DATASET EXTRACT
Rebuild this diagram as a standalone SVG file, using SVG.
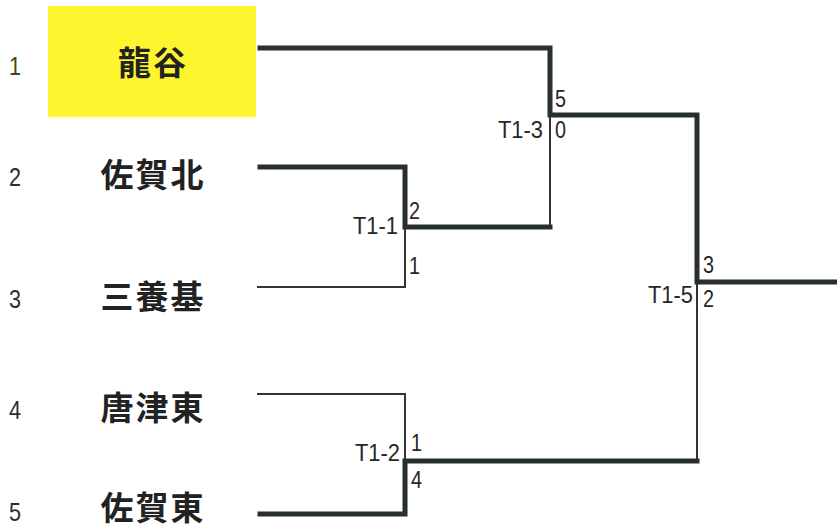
<svg xmlns="http://www.w3.org/2000/svg" width="837" height="532" viewBox="0 0 837 532">
<style>
.seed{font-family:"Liberation Sans",Arial,sans-serif;font-size:25px;fill:#2e2e2e}
.team{font-family:"Noto Sans CJK JP","Noto Sans CJK SC",sans-serif;font-size:33px;font-weight:600;fill:#222;text-anchor:middle;letter-spacing:2px}
.lbl{font-family:"Liberation Sans",Arial,sans-serif;font-size:23px;fill:#262626}
.thick{fill:none;stroke:#27302d;stroke-width:5;stroke-linejoin:miter;stroke-linecap:square}
.thin{fill:none;stroke:#333;stroke-width:2;stroke-linecap:square}
</style>
<rect width="837" height="532" fill="#ffffff"/>
<g id="team1">
<rect x="48" y="6" width="208" height="111" fill="#fff52e"/>
<text class="seed" x="9" y="75" textLength="12" lengthAdjust="spacingAndGlyphs" style="fill:#45451a">1</text>
<text class="team" x="153" y="75">龍谷</text>
</g>
<g id="team2">
<text class="seed" x="9" y="186" textLength="12" lengthAdjust="spacingAndGlyphs">2</text>
<text class="team" x="153" y="187">佐賀北</text>
</g>
<g id="team3">
<text class="seed" x="9" y="308" textLength="12" lengthAdjust="spacingAndGlyphs">3</text>
<text class="team" x="153" y="309">三養基</text>
</g>
<g id="team4">
<text class="seed" x="9" y="419" textLength="12" lengthAdjust="spacingAndGlyphs">4</text>
<text class="team" x="153" y="420">唐津東</text>
</g>
<g id="team5">
<text class="seed" x="9" y="521" textLength="12" lengthAdjust="spacingAndGlyphs">5</text>
<text class="team" x="153" y="520">佐賀東</text>
</g>
<g id="connectors">
<path class="thin" d="M550 227 V115"/>
<path class="thin" d="M258 287 H405 V227"/>
<path class="thin" d="M258 394 H405 V461"/>
<path class="thin" d="M697 461 V282"/>
<path class="thick" d="M260 48 H550 V115 H697 V282 H837"/>
<path class="thick" d="M260 167 H405 V227 H550"/>
<path class="thick" d="M260 514 H405 V461 H697"/>
</g>
<g id="match-T1-1">
<text class="lbl" x="353" y="234" textLength="45" lengthAdjust="spacingAndGlyphs">T1-1</text>
<text class="lbl" x="409" y="219" textLength="11" lengthAdjust="spacingAndGlyphs">2</text>
<text class="lbl" x="409" y="274" textLength="11" lengthAdjust="spacingAndGlyphs">1</text>
</g>
<g id="match-T1-2">
<text class="lbl" x="355" y="461" textLength="45" lengthAdjust="spacingAndGlyphs">T1-2</text>
<text class="lbl" x="411" y="451" textLength="11" lengthAdjust="spacingAndGlyphs">1</text>
<text class="lbl" x="411" y="488" textLength="11" lengthAdjust="spacingAndGlyphs">4</text>
</g>
<g id="match-T1-3">
<text class="lbl" x="498" y="138" textLength="45" lengthAdjust="spacingAndGlyphs">T1-3</text>
<text class="lbl" x="555" y="107" textLength="11" lengthAdjust="spacingAndGlyphs">5</text>
<text class="lbl" x="555" y="138" textLength="11" lengthAdjust="spacingAndGlyphs">0</text>
</g>
<g id="match-T1-5">
<text class="lbl" x="648" y="303" textLength="45" lengthAdjust="spacingAndGlyphs">T1-5</text>
<text class="lbl" x="703" y="273" textLength="11" lengthAdjust="spacingAndGlyphs">3</text>
<text class="lbl" x="703" y="307" textLength="11" lengthAdjust="spacingAndGlyphs">2</text>
</g>
</svg>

INSTRUCTIONS FOR THE TASK
Set down the material exactly, every line of it, except for the pictures.

PROBLEM SOLUTION
Rebuild this diagram as a standalone SVG file, using SVG.
<svg xmlns="http://www.w3.org/2000/svg" width="837" height="532" viewBox="0 0 837 532">
<style>
.seed{font-family:"Liberation Sans",Arial,sans-serif;font-size:25px;fill:#2e2e2e}
.team{font-family:"Noto Sans CJK JP","Noto Sans CJK SC",sans-serif;font-size:33px;font-weight:600;fill:#222;text-anchor:middle;letter-spacing:2px}
.lbl{font-family:"Liberation Sans",Arial,sans-serif;font-size:23px;fill:#262626}
.thick{fill:none;stroke:#27302d;stroke-width:5;stroke-linejoin:miter;stroke-linecap:square}
.thin{fill:none;stroke:#333;stroke-width:2;stroke-linecap:square}
</style>
<rect width="837" height="532" fill="#ffffff"/>
<g id="team1">
<rect x="48" y="6" width="208" height="111" fill="#fff52e"/>
<text class="seed" x="9" y="75" textLength="12" lengthAdjust="spacingAndGlyphs" style="fill:#45451a">1</text>
<text class="team" x="153" y="75">龍谷</text>
</g>
<g id="team2">
<text class="seed" x="9" y="186" textLength="12" lengthAdjust="spacingAndGlyphs">2</text>
<text class="team" x="153" y="187">佐賀北</text>
</g>
<g id="team3">
<text class="seed" x="9" y="308" textLength="12" lengthAdjust="spacingAndGlyphs">3</text>
<text class="team" x="153" y="309">三養基</text>
</g>
<g id="team4">
<text class="seed" x="9" y="419" textLength="12" lengthAdjust="spacingAndGlyphs">4</text>
<text class="team" x="153" y="420">唐津東</text>
</g>
<g id="team5">
<text class="seed" x="9" y="521" textLength="12" lengthAdjust="spacingAndGlyphs">5</text>
<text class="team" x="153" y="520">佐賀東</text>
</g>
<g id="connectors">
<path class="thin" d="M550 227 V115"/>
<path class="thin" d="M258 287 H405 V227"/>
<path class="thin" d="M258 394 H405 V461"/>
<path class="thin" d="M697 461 V282"/>
<path class="thick" d="M260 48 H550 V115 H697 V282 H837"/>
<path class="thick" d="M260 167 H405 V227 H550"/>
<path class="thick" d="M260 514 H405 V461 H697"/>
</g>
<g id="match-T1-1">
<text class="lbl" x="353" y="234" textLength="45" lengthAdjust="spacingAndGlyphs">T1-1</text>
<text class="lbl" x="409" y="219" textLength="11" lengthAdjust="spacingAndGlyphs">2</text>
<text class="lbl" x="409" y="274" textLength="11" lengthAdjust="spacingAndGlyphs">1</text>
</g>
<g id="match-T1-2">
<text class="lbl" x="355" y="461" textLength="45" lengthAdjust="spacingAndGlyphs">T1-2</text>
<text class="lbl" x="411" y="451" textLength="11" lengthAdjust="spacingAndGlyphs">1</text>
<text class="lbl" x="411" y="488" textLength="11" lengthAdjust="spacingAndGlyphs">4</text>
</g>
<g id="match-T1-3">
<text class="lbl" x="498" y="138" textLength="45" lengthAdjust="spacingAndGlyphs">T1-3</text>
<text class="lbl" x="555" y="107" textLength="11" lengthAdjust="spacingAndGlyphs">5</text>
<text class="lbl" x="555" y="138" textLength="11" lengthAdjust="spacingAndGlyphs">0</text>
</g>
<g id="match-T1-5">
<text class="lbl" x="648" y="303" textLength="45" lengthAdjust="spacingAndGlyphs">T1-5</text>
<text class="lbl" x="703" y="273" textLength="11" lengthAdjust="spacingAndGlyphs">3</text>
<text class="lbl" x="703" y="307" textLength="11" lengthAdjust="spacingAndGlyphs">2</text>
</g>
</svg>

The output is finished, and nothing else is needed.